21.04.2009

ali şeriati

karen armstrong

iran devrimiyle sonuçlanan yıllarda, genç laik felsefeci dr. ali şeriati, eğitimli orta sınıfın arasından çok büyük kalabalıkları peşinde sürükledi.

mollalar onun dinsel mesajının büyük bölümünü onaylamasalar da, şaha karşı halkı harekete geçirmekte büyük oranda onun payı vardı.

gösteriler sırasında, kalabalıklar ayetullah humeyni'ninkilerin yanında onun posterini de taşıdılar; oysa humeyni'nin iranlıyla nasıl geçineceği bile belli değildi.

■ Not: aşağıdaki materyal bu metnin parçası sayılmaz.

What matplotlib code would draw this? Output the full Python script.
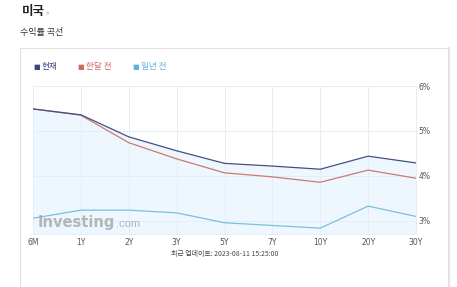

şeriati, batılılaştırmanın müslümanları kendi kültürel köklerine yabancılaştırdığına inanıyordu ve bu düzensizliği ortadan kaldırmak için müslümanlar inançlarının eski simgelerini yeniden yorumlamalıydılar.

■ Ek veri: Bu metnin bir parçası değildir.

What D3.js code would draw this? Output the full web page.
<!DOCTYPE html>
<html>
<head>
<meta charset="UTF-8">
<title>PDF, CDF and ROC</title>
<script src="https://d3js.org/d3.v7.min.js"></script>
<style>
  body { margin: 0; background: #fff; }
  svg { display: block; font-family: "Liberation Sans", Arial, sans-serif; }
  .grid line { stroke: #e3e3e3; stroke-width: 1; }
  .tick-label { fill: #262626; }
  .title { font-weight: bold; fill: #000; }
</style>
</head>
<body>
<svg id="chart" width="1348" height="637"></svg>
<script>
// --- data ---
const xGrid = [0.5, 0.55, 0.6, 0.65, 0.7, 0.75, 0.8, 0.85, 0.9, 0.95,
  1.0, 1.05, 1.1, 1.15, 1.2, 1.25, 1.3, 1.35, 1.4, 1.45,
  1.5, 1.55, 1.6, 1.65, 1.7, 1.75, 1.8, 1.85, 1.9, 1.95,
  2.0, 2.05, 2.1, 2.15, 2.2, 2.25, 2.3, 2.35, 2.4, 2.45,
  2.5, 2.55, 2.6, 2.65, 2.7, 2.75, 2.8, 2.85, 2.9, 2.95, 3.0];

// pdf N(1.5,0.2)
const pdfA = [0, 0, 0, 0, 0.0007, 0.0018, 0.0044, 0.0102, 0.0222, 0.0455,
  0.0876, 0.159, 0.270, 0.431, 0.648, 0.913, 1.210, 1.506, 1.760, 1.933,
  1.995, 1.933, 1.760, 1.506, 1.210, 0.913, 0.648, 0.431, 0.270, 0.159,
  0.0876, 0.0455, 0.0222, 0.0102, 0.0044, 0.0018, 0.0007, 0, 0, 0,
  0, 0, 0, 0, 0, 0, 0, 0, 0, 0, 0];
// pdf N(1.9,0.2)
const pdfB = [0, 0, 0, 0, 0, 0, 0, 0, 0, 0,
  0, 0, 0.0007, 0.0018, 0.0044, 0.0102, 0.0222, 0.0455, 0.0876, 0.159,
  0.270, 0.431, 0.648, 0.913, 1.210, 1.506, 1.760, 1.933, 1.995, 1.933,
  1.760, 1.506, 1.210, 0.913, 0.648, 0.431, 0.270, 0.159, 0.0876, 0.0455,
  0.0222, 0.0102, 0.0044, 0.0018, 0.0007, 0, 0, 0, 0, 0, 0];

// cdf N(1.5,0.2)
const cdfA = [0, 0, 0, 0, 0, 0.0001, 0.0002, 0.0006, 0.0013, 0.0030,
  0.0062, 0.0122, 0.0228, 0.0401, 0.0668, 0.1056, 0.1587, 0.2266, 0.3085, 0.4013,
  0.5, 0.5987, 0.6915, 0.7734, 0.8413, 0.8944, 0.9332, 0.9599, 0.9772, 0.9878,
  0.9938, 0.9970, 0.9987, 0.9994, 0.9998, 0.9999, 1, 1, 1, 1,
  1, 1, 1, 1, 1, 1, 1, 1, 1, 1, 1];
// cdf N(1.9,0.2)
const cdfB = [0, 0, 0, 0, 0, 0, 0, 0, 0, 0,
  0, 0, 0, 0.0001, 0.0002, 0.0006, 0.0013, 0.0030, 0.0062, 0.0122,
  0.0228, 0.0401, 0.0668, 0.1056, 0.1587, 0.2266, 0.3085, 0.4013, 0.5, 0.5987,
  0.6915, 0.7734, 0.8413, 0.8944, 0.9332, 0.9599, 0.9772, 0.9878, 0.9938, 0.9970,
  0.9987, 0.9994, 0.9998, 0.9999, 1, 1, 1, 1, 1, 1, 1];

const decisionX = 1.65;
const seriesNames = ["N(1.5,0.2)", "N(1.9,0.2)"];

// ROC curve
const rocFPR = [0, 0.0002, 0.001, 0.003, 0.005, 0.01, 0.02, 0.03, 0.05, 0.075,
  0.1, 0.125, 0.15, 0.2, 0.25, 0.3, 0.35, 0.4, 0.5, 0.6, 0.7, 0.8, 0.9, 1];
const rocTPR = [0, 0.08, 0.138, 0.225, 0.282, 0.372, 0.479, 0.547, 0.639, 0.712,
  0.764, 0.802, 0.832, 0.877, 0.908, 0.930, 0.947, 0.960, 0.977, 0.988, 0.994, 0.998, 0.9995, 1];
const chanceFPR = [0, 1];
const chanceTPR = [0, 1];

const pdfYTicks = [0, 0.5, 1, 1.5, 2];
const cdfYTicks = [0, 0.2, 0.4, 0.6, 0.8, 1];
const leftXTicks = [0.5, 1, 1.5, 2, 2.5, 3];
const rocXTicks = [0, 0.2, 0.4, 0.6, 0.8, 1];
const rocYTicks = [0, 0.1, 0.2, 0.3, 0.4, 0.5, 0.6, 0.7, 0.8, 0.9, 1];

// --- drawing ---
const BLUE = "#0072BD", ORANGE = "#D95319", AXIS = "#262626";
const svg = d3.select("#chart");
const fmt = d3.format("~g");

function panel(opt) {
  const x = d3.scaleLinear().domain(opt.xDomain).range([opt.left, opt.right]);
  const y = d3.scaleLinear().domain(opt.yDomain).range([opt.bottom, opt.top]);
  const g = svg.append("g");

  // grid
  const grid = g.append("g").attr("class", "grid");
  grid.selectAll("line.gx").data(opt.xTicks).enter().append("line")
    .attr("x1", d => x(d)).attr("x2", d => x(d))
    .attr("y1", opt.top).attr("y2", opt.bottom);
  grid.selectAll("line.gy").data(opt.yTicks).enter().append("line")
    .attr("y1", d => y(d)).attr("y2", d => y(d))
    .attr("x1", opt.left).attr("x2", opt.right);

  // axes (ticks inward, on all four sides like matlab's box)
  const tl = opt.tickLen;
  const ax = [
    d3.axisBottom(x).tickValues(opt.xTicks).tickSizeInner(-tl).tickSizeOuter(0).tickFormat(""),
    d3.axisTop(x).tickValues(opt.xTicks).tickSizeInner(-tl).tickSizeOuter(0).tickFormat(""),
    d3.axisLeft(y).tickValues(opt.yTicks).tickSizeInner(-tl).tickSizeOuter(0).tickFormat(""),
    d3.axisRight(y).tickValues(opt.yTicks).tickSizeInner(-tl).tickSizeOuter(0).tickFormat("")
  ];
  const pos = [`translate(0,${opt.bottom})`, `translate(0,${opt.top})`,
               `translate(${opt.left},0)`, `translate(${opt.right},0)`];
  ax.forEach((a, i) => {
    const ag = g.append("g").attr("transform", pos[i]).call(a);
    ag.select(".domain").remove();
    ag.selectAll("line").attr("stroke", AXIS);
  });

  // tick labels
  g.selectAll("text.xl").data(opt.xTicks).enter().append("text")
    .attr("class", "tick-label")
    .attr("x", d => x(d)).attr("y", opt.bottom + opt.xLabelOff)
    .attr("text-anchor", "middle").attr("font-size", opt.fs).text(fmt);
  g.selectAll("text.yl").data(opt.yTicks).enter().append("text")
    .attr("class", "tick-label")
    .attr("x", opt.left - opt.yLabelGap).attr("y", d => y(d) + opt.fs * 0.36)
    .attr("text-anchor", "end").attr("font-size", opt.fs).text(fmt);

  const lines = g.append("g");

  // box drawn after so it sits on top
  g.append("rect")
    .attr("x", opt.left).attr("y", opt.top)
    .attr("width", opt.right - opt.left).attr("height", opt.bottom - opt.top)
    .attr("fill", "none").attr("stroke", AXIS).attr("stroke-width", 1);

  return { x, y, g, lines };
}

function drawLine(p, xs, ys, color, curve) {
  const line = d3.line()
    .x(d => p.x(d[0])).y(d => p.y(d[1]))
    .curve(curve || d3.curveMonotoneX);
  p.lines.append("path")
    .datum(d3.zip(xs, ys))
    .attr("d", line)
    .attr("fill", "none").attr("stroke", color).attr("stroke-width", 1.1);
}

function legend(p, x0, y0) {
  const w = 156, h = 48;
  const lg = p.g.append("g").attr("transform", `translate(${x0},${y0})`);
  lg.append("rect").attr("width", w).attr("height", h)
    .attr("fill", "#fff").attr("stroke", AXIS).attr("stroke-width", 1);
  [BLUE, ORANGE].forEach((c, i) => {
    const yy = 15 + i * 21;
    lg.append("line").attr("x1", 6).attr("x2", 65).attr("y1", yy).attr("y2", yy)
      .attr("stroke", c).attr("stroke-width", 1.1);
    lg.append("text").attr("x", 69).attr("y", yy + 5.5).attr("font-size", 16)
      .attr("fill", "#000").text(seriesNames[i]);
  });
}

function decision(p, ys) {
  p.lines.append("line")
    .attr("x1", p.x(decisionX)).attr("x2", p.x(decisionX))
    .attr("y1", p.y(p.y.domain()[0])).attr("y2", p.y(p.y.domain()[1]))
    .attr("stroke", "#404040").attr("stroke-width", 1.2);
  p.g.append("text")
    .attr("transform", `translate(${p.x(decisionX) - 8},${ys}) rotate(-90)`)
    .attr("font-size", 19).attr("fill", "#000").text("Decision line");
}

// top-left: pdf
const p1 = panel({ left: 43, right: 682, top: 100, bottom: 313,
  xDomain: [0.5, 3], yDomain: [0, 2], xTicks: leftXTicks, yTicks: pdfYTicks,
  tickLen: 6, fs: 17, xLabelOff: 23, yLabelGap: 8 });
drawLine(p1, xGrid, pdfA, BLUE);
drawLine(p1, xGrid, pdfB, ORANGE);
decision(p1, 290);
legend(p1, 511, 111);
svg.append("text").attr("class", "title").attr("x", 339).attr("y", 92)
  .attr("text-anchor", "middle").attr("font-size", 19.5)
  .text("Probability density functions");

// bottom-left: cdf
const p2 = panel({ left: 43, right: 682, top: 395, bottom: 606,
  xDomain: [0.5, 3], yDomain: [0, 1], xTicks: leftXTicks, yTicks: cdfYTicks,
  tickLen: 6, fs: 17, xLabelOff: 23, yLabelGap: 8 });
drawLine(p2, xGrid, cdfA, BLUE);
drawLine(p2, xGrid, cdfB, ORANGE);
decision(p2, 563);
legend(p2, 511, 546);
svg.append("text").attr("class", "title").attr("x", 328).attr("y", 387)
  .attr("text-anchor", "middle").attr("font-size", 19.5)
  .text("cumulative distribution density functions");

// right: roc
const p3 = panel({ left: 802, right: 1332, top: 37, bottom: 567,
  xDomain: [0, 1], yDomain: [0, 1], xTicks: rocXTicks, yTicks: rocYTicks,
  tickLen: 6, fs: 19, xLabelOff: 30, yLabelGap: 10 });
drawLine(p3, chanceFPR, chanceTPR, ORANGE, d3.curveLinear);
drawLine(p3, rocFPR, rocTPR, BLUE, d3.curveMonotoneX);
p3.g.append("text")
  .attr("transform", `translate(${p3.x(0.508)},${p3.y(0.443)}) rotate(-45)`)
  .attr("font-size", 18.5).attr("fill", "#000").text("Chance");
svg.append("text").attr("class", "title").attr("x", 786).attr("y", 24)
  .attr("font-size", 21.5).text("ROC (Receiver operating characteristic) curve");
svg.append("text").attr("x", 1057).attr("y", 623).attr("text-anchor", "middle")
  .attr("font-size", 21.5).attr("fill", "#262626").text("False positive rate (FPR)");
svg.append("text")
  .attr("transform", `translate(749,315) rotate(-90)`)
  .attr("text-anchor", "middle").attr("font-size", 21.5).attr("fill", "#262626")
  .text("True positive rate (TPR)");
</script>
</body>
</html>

muhammed, eski putperest ritlerinden hacca tektanrıcı bir anlam verdiği zaman aynısını yapmıştı. kendi kitabı hac'da şeriati, okurlarını mekke'ye hacı olmaya götürüyordu; giderek, her bir hacının kendi imgelemine dayanarak dinamik bir tanrı yaratması gerektiğini söylüyordu açıkça. böylelikle, kabe'ye vardıklarında, kutsal yer boş olduğundan hacılar bunun ne kadar yerinde olduğunu anlarlardı:

"bu sizin son gideceğiniz yer değildir; kabe bir işarettir, yani yol kaybolmamıştır; o size yalnızca yönü gösterir."

kabe, kendi başına amaç olmaması gereken bütün insan açıklamalarının aşılmasının önemine tanıklık ediyordu.

niye kabe, hiçbir düzenlemenin ya da süslemenin olmadığı basit bir küptür? çünkü o "evrende tanrı'nın gizini" yeniden sunar: 'tanrı biçimsiz, renksiz, benzersizdir, insanın seçtiği, gördüğü veya düşlediği biçim veya durum ne olursa olsun, tanrı değildir."

haccın kendisi, eski sömürge devrinde birçok iranlının yaşadığı yabancılaşmanın antiteziydi.

o, yaşamını sözü edilemez tanrı'ya doğru ve onun çevresinde döndüren her insanın varoluş yönünün temsilidir. şeriati'nin eylemci inancı tehlikeliydi:

şah'ın gizli polisi kendisine işkence edip sınır dışı etti ve hatta 1977'de londra'da ölümünden onlar sorumlu olabilirler.